> [SHORT EXERCISE]: Without the pictures, repeat the listing character for character.

> [PROVIDED MATERIAL]:
◇ ◇ ◇ ◇

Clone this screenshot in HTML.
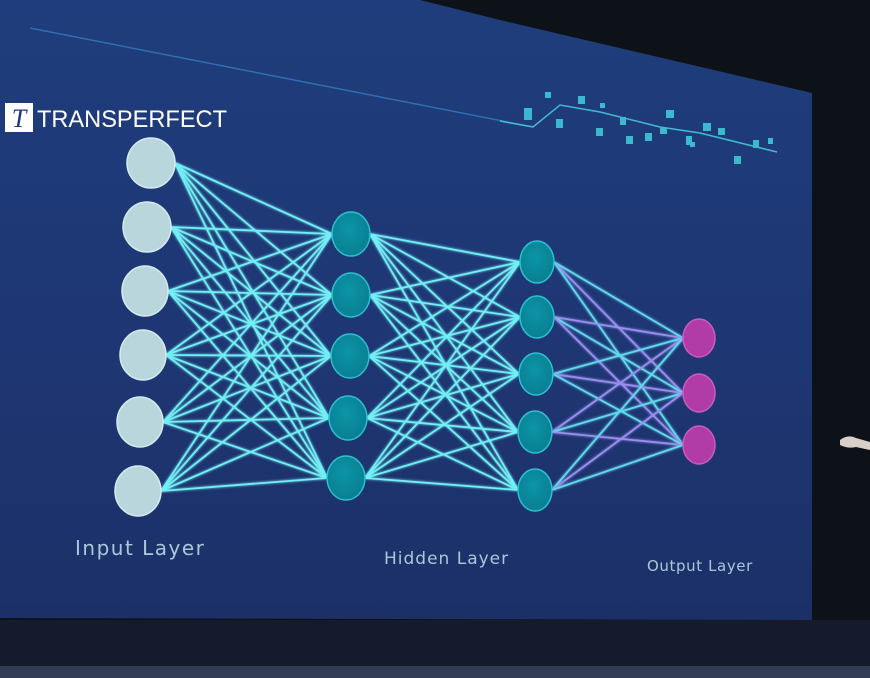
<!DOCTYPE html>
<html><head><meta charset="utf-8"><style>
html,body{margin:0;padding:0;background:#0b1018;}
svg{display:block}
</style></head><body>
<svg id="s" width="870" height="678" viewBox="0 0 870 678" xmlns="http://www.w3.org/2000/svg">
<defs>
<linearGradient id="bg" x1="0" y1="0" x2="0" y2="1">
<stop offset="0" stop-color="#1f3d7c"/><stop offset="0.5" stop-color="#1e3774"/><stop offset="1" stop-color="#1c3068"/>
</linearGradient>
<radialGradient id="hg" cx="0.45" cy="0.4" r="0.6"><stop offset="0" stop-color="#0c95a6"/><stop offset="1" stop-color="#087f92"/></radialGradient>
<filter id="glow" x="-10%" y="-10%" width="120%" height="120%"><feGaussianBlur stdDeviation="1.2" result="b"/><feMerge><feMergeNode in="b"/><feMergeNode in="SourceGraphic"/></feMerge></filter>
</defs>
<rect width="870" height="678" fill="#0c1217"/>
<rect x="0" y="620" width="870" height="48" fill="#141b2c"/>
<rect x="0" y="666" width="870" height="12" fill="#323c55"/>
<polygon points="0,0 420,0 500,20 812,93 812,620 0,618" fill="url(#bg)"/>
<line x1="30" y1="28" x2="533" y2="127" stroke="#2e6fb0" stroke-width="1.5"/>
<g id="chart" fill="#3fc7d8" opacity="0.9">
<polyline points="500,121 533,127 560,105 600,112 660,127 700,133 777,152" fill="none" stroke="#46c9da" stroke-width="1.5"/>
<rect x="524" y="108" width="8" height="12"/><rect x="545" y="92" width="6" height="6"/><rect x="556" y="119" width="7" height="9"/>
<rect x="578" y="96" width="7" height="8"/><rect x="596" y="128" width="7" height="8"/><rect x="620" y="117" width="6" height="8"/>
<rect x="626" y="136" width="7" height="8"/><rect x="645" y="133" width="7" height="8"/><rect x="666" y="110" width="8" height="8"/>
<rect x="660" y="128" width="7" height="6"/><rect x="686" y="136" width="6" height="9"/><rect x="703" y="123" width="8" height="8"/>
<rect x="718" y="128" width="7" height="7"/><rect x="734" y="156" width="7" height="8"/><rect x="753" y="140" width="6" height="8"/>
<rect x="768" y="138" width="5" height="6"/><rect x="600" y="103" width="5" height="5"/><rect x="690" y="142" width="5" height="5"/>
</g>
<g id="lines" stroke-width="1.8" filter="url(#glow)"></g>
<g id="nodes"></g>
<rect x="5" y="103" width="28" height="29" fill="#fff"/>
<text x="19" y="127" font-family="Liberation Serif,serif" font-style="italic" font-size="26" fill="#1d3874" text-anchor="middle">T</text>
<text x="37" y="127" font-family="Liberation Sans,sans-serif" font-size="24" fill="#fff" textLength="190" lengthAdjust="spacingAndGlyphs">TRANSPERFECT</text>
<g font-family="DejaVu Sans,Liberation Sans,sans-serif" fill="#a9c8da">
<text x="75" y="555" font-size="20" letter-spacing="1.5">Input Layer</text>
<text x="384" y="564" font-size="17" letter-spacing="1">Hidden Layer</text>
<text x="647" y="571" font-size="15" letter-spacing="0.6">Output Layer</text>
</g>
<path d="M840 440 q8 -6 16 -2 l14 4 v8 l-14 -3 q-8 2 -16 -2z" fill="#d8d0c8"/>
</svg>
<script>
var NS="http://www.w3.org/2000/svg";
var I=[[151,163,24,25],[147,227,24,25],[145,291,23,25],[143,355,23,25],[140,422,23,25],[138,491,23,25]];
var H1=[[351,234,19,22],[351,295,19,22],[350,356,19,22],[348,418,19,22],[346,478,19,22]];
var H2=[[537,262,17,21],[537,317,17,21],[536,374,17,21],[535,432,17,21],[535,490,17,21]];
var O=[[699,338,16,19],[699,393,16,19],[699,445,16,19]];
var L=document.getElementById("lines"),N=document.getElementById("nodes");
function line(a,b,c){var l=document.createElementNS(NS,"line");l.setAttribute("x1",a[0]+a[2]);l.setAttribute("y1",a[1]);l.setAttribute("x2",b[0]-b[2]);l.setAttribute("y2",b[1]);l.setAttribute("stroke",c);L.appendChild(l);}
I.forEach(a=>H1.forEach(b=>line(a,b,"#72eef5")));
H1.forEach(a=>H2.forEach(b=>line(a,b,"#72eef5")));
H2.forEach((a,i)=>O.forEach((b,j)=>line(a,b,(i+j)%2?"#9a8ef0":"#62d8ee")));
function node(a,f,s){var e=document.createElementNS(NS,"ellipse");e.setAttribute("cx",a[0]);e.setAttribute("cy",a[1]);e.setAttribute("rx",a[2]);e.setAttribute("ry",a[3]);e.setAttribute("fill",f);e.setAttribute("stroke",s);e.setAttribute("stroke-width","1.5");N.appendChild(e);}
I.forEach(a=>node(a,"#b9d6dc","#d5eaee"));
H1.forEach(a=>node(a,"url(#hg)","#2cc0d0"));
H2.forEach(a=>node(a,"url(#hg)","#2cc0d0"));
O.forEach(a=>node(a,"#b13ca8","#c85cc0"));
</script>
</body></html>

◇ ◇ ◇ ◇

> [FULL OUTPUT]:
Clone this screenshot in HTML.
<!DOCTYPE html>
<html><head><meta charset="utf-8"><style>
html,body{margin:0;padding:0;background:#0b1018;}
svg{display:block}
</style></head><body>
<svg id="s" width="870" height="678" viewBox="0 0 870 678" xmlns="http://www.w3.org/2000/svg">
<defs>
<linearGradient id="bg" x1="0" y1="0" x2="0" y2="1">
<stop offset="0" stop-color="#1f3d7c"/><stop offset="0.5" stop-color="#1e3774"/><stop offset="1" stop-color="#1c3068"/>
</linearGradient>
<radialGradient id="hg" cx="0.45" cy="0.4" r="0.6"><stop offset="0" stop-color="#0c95a6"/><stop offset="1" stop-color="#087f92"/></radialGradient>
<filter id="glow" x="-10%" y="-10%" width="120%" height="120%"><feGaussianBlur stdDeviation="1.2" result="b"/><feMerge><feMergeNode in="b"/><feMergeNode in="SourceGraphic"/></feMerge></filter>
</defs>
<rect width="870" height="678" fill="#0c1217"/>
<rect x="0" y="620" width="870" height="48" fill="#141b2c"/>
<rect x="0" y="666" width="870" height="12" fill="#323c55"/>
<polygon points="0,0 420,0 500,20 812,93 812,620 0,618" fill="url(#bg)"/>
<line x1="30" y1="28" x2="533" y2="127" stroke="#2e6fb0" stroke-width="1.5"/>
<g id="chart" fill="#3fc7d8" opacity="0.9">
<polyline points="500,121 533,127 560,105 600,112 660,127 700,133 777,152" fill="none" stroke="#46c9da" stroke-width="1.5"/>
<rect x="524" y="108" width="8" height="12"/><rect x="545" y="92" width="6" height="6"/><rect x="556" y="119" width="7" height="9"/>
<rect x="578" y="96" width="7" height="8"/><rect x="596" y="128" width="7" height="8"/><rect x="620" y="117" width="6" height="8"/>
<rect x="626" y="136" width="7" height="8"/><rect x="645" y="133" width="7" height="8"/><rect x="666" y="110" width="8" height="8"/>
<rect x="660" y="128" width="7" height="6"/><rect x="686" y="136" width="6" height="9"/><rect x="703" y="123" width="8" height="8"/>
<rect x="718" y="128" width="7" height="7"/><rect x="734" y="156" width="7" height="8"/><rect x="753" y="140" width="6" height="8"/>
<rect x="768" y="138" width="5" height="6"/><rect x="600" y="103" width="5" height="5"/><rect x="690" y="142" width="5" height="5"/>
</g>
<g id="lines" stroke-width="1.8" filter="url(#glow)"></g>
<g id="nodes"></g>
<rect x="5" y="103" width="28" height="29" fill="#fff"/>
<text x="19" y="127" font-family="Liberation Serif,serif" font-style="italic" font-size="26" fill="#1d3874" text-anchor="middle">T</text>
<text x="37" y="127" font-family="Liberation Sans,sans-serif" font-size="24" fill="#fff" textLength="190" lengthAdjust="spacingAndGlyphs">TRANSPERFECT</text>
<g font-family="DejaVu Sans,Liberation Sans,sans-serif" fill="#a9c8da">
<text x="75" y="555" font-size="20" letter-spacing="1.5">Input Layer</text>
<text x="384" y="564" font-size="17" letter-spacing="1">Hidden Layer</text>
<text x="647" y="571" font-size="15" letter-spacing="0.6">Output Layer</text>
</g>
<path d="M840 440 q8 -6 16 -2 l14 4 v8 l-14 -3 q-8 2 -16 -2z" fill="#d8d0c8"/>
</svg>
<script>
var NS="http://www.w3.org/2000/svg";
var I=[[151,163,24,25],[147,227,24,25],[145,291,23,25],[143,355,23,25],[140,422,23,25],[138,491,23,25]];
var H1=[[351,234,19,22],[351,295,19,22],[350,356,19,22],[348,418,19,22],[346,478,19,22]];
var H2=[[537,262,17,21],[537,317,17,21],[536,374,17,21],[535,432,17,21],[535,490,17,21]];
var O=[[699,338,16,19],[699,393,16,19],[699,445,16,19]];
var L=document.getElementById("lines"),N=document.getElementById("nodes");
function line(a,b,c){var l=document.createElementNS(NS,"line");l.setAttribute("x1",a[0]+a[2]);l.setAttribute("y1",a[1]);l.setAttribute("x2",b[0]-b[2]);l.setAttribute("y2",b[1]);l.setAttribute("stroke",c);L.appendChild(l);}
I.forEach(a=>H1.forEach(b=>line(a,b,"#72eef5")));
H1.forEach(a=>H2.forEach(b=>line(a,b,"#72eef5")));
H2.forEach((a,i)=>O.forEach((b,j)=>line(a,b,(i+j)%2?"#9a8ef0":"#62d8ee")));
function node(a,f,s){var e=document.createElementNS(NS,"ellipse");e.setAttribute("cx",a[0]);e.setAttribute("cy",a[1]);e.setAttribute("rx",a[2]);e.setAttribute("ry",a[3]);e.setAttribute("fill",f);e.setAttribute("stroke",s);e.setAttribute("stroke-width","1.5");N.appendChild(e);}
I.forEach(a=>node(a,"#b9d6dc","#d5eaee"));
H1.forEach(a=>node(a,"url(#hg)","#2cc0d0"));
H2.forEach(a=>node(a,"url(#hg)","#2cc0d0"));
O.forEach(a=>node(a,"#b13ca8","#c85cc0"));
</script>
</body></html>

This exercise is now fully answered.